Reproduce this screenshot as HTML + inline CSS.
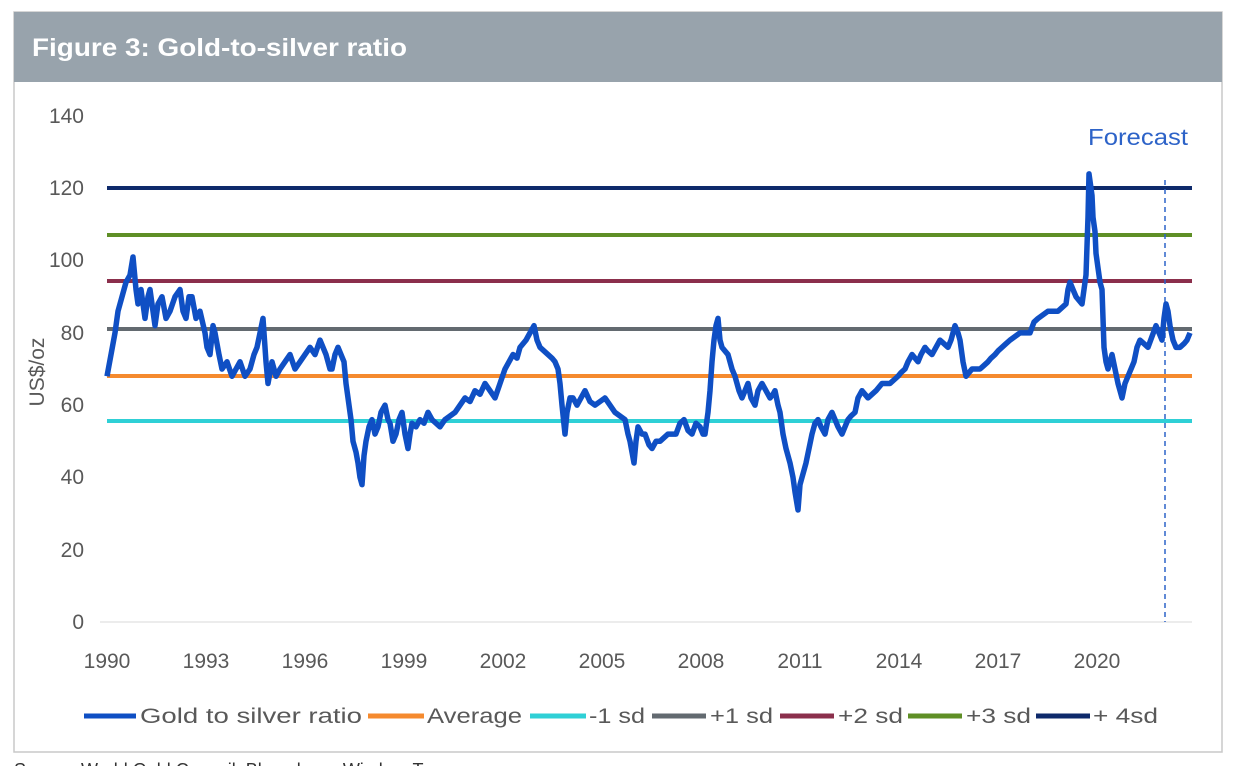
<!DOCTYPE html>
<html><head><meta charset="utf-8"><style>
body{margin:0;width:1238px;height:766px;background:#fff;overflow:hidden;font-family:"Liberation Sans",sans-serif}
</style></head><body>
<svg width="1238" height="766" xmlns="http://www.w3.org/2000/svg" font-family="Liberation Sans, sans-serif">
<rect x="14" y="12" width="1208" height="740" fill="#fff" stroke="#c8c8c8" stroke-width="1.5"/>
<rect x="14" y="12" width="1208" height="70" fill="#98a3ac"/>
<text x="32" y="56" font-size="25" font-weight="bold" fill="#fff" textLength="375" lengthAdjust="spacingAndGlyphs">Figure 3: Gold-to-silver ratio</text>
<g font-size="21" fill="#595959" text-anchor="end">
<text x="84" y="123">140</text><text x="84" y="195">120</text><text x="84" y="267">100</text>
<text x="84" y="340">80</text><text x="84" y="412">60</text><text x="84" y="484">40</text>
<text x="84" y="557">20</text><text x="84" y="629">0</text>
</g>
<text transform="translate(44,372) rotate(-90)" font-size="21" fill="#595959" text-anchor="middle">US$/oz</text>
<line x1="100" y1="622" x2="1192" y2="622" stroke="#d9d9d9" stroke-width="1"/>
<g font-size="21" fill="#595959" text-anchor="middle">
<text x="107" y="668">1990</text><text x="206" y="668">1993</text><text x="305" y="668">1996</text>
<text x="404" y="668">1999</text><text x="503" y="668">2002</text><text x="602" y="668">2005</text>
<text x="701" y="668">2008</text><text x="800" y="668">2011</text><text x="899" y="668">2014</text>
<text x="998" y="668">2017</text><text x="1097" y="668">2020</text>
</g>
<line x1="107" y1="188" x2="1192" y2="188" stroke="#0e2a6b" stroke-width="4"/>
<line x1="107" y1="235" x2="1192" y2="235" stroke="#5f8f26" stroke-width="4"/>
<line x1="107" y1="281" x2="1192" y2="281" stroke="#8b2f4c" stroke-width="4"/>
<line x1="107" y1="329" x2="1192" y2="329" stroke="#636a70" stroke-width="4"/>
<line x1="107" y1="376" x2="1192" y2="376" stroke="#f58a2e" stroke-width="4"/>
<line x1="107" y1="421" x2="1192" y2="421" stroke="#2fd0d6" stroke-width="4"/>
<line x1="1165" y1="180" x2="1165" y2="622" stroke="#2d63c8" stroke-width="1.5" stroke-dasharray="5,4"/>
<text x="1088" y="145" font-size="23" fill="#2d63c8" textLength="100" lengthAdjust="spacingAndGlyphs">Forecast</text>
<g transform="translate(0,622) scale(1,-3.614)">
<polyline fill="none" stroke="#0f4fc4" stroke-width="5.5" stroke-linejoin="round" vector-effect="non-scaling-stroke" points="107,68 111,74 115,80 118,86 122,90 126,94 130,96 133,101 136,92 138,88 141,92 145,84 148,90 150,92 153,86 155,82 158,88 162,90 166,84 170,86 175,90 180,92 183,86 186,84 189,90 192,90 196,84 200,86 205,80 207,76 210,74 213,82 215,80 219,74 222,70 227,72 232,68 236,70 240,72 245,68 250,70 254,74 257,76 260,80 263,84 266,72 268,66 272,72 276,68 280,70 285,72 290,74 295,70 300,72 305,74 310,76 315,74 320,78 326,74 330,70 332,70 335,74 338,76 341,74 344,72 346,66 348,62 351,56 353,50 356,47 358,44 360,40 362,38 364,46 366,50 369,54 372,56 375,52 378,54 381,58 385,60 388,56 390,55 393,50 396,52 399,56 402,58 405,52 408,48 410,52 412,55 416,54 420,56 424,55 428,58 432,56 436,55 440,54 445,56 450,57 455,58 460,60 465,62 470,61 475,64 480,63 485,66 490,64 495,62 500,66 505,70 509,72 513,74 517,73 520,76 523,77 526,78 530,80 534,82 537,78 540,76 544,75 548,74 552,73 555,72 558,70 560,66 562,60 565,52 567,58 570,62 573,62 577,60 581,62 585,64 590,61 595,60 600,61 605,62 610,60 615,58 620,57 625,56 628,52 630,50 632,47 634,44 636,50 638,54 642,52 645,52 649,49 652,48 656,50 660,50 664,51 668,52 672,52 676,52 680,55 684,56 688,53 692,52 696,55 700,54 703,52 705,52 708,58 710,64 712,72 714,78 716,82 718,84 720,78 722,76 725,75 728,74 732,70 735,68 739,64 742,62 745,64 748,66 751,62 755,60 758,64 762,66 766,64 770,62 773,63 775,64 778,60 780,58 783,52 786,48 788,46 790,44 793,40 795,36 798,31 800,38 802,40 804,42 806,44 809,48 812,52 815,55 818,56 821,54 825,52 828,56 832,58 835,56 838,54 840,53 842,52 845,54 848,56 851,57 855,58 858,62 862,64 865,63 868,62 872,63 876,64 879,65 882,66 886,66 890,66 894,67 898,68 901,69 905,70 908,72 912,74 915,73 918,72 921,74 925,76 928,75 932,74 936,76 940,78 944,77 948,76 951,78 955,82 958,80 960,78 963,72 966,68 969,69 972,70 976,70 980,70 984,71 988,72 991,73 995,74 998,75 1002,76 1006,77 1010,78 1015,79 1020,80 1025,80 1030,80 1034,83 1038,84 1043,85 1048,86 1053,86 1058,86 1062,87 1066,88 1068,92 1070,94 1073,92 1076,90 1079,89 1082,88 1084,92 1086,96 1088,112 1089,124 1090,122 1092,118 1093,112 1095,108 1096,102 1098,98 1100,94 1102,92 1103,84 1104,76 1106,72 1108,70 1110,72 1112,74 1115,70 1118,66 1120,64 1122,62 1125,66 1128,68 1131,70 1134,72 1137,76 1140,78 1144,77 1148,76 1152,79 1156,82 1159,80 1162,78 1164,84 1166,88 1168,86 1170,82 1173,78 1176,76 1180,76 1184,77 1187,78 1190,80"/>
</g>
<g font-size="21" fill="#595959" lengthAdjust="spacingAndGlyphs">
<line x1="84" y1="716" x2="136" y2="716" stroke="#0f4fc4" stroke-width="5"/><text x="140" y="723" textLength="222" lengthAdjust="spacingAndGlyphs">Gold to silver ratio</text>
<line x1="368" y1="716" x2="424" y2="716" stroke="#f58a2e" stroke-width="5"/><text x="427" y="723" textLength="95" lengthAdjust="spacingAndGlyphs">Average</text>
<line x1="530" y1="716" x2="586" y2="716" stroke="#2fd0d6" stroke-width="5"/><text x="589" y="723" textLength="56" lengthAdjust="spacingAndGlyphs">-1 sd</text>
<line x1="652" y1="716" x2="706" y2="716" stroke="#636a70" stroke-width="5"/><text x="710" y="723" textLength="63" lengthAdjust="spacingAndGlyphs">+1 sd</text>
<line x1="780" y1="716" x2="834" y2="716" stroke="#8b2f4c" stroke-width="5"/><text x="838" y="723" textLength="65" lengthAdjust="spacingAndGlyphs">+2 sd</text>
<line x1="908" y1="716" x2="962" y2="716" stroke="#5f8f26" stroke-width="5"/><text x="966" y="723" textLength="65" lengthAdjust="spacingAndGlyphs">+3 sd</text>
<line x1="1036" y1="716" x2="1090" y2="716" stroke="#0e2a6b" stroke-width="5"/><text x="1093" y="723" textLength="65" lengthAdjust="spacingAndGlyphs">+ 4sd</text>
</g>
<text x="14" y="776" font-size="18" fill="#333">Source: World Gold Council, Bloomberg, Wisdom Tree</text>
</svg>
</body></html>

----------

> **Problem**: Exclude the images, then output the data above word for word.

> **Expected answer**:
Reproduce this screenshot as HTML + inline CSS.
<!DOCTYPE html>
<html><head><meta charset="utf-8"><style>
body{margin:0;width:1238px;height:766px;background:#fff;overflow:hidden;font-family:"Liberation Sans",sans-serif}
</style></head><body>
<svg width="1238" height="766" xmlns="http://www.w3.org/2000/svg" font-family="Liberation Sans, sans-serif">
<rect x="14" y="12" width="1208" height="740" fill="#fff" stroke="#c8c8c8" stroke-width="1.5"/>
<rect x="14" y="12" width="1208" height="70" fill="#98a3ac"/>
<text x="32" y="56" font-size="25" font-weight="bold" fill="#fff" textLength="375" lengthAdjust="spacingAndGlyphs">Figure 3: Gold-to-silver ratio</text>
<g font-size="21" fill="#595959" text-anchor="end">
<text x="84" y="123">140</text><text x="84" y="195">120</text><text x="84" y="267">100</text>
<text x="84" y="340">80</text><text x="84" y="412">60</text><text x="84" y="484">40</text>
<text x="84" y="557">20</text><text x="84" y="629">0</text>
</g>
<text transform="translate(44,372) rotate(-90)" font-size="21" fill="#595959" text-anchor="middle">US$/oz</text>
<line x1="100" y1="622" x2="1192" y2="622" stroke="#d9d9d9" stroke-width="1"/>
<g font-size="21" fill="#595959" text-anchor="middle">
<text x="107" y="668">1990</text><text x="206" y="668">1993</text><text x="305" y="668">1996</text>
<text x="404" y="668">1999</text><text x="503" y="668">2002</text><text x="602" y="668">2005</text>
<text x="701" y="668">2008</text><text x="800" y="668">2011</text><text x="899" y="668">2014</text>
<text x="998" y="668">2017</text><text x="1097" y="668">2020</text>
</g>
<line x1="107" y1="188" x2="1192" y2="188" stroke="#0e2a6b" stroke-width="4"/>
<line x1="107" y1="235" x2="1192" y2="235" stroke="#5f8f26" stroke-width="4"/>
<line x1="107" y1="281" x2="1192" y2="281" stroke="#8b2f4c" stroke-width="4"/>
<line x1="107" y1="329" x2="1192" y2="329" stroke="#636a70" stroke-width="4"/>
<line x1="107" y1="376" x2="1192" y2="376" stroke="#f58a2e" stroke-width="4"/>
<line x1="107" y1="421" x2="1192" y2="421" stroke="#2fd0d6" stroke-width="4"/>
<line x1="1165" y1="180" x2="1165" y2="622" stroke="#2d63c8" stroke-width="1.5" stroke-dasharray="5,4"/>
<text x="1088" y="145" font-size="23" fill="#2d63c8" textLength="100" lengthAdjust="spacingAndGlyphs">Forecast</text>
<g transform="translate(0,622) scale(1,-3.614)">
<polyline fill="none" stroke="#0f4fc4" stroke-width="5.5" stroke-linejoin="round" vector-effect="non-scaling-stroke" points="107,68 111,74 115,80 118,86 122,90 126,94 130,96 133,101 136,92 138,88 141,92 145,84 148,90 150,92 153,86 155,82 158,88 162,90 166,84 170,86 175,90 180,92 183,86 186,84 189,90 192,90 196,84 200,86 205,80 207,76 210,74 213,82 215,80 219,74 222,70 227,72 232,68 236,70 240,72 245,68 250,70 254,74 257,76 260,80 263,84 266,72 268,66 272,72 276,68 280,70 285,72 290,74 295,70 300,72 305,74 310,76 315,74 320,78 326,74 330,70 332,70 335,74 338,76 341,74 344,72 346,66 348,62 351,56 353,50 356,47 358,44 360,40 362,38 364,46 366,50 369,54 372,56 375,52 378,54 381,58 385,60 388,56 390,55 393,50 396,52 399,56 402,58 405,52 408,48 410,52 412,55 416,54 420,56 424,55 428,58 432,56 436,55 440,54 445,56 450,57 455,58 460,60 465,62 470,61 475,64 480,63 485,66 490,64 495,62 500,66 505,70 509,72 513,74 517,73 520,76 523,77 526,78 530,80 534,82 537,78 540,76 544,75 548,74 552,73 555,72 558,70 560,66 562,60 565,52 567,58 570,62 573,62 577,60 581,62 585,64 590,61 595,60 600,61 605,62 610,60 615,58 620,57 625,56 628,52 630,50 632,47 634,44 636,50 638,54 642,52 645,52 649,49 652,48 656,50 660,50 664,51 668,52 672,52 676,52 680,55 684,56 688,53 692,52 696,55 700,54 703,52 705,52 708,58 710,64 712,72 714,78 716,82 718,84 720,78 722,76 725,75 728,74 732,70 735,68 739,64 742,62 745,64 748,66 751,62 755,60 758,64 762,66 766,64 770,62 773,63 775,64 778,60 780,58 783,52 786,48 788,46 790,44 793,40 795,36 798,31 800,38 802,40 804,42 806,44 809,48 812,52 815,55 818,56 821,54 825,52 828,56 832,58 835,56 838,54 840,53 842,52 845,54 848,56 851,57 855,58 858,62 862,64 865,63 868,62 872,63 876,64 879,65 882,66 886,66 890,66 894,67 898,68 901,69 905,70 908,72 912,74 915,73 918,72 921,74 925,76 928,75 932,74 936,76 940,78 944,77 948,76 951,78 955,82 958,80 960,78 963,72 966,68 969,69 972,70 976,70 980,70 984,71 988,72 991,73 995,74 998,75 1002,76 1006,77 1010,78 1015,79 1020,80 1025,80 1030,80 1034,83 1038,84 1043,85 1048,86 1053,86 1058,86 1062,87 1066,88 1068,92 1070,94 1073,92 1076,90 1079,89 1082,88 1084,92 1086,96 1088,112 1089,124 1090,122 1092,118 1093,112 1095,108 1096,102 1098,98 1100,94 1102,92 1103,84 1104,76 1106,72 1108,70 1110,72 1112,74 1115,70 1118,66 1120,64 1122,62 1125,66 1128,68 1131,70 1134,72 1137,76 1140,78 1144,77 1148,76 1152,79 1156,82 1159,80 1162,78 1164,84 1166,88 1168,86 1170,82 1173,78 1176,76 1180,76 1184,77 1187,78 1190,80"/>
</g>
<g font-size="21" fill="#595959" lengthAdjust="spacingAndGlyphs">
<line x1="84" y1="716" x2="136" y2="716" stroke="#0f4fc4" stroke-width="5"/><text x="140" y="723" textLength="222" lengthAdjust="spacingAndGlyphs">Gold to silver ratio</text>
<line x1="368" y1="716" x2="424" y2="716" stroke="#f58a2e" stroke-width="5"/><text x="427" y="723" textLength="95" lengthAdjust="spacingAndGlyphs">Average</text>
<line x1="530" y1="716" x2="586" y2="716" stroke="#2fd0d6" stroke-width="5"/><text x="589" y="723" textLength="56" lengthAdjust="spacingAndGlyphs">-1 sd</text>
<line x1="652" y1="716" x2="706" y2="716" stroke="#636a70" stroke-width="5"/><text x="710" y="723" textLength="63" lengthAdjust="spacingAndGlyphs">+1 sd</text>
<line x1="780" y1="716" x2="834" y2="716" stroke="#8b2f4c" stroke-width="5"/><text x="838" y="723" textLength="65" lengthAdjust="spacingAndGlyphs">+2 sd</text>
<line x1="908" y1="716" x2="962" y2="716" stroke="#5f8f26" stroke-width="5"/><text x="966" y="723" textLength="65" lengthAdjust="spacingAndGlyphs">+3 sd</text>
<line x1="1036" y1="716" x2="1090" y2="716" stroke="#0e2a6b" stroke-width="5"/><text x="1093" y="723" textLength="65" lengthAdjust="spacingAndGlyphs">+ 4sd</text>
</g>
<text x="14" y="776" font-size="18" fill="#333">Source: World Gold Council, Bloomberg, Wisdom Tree</text>
</svg>
</body></html>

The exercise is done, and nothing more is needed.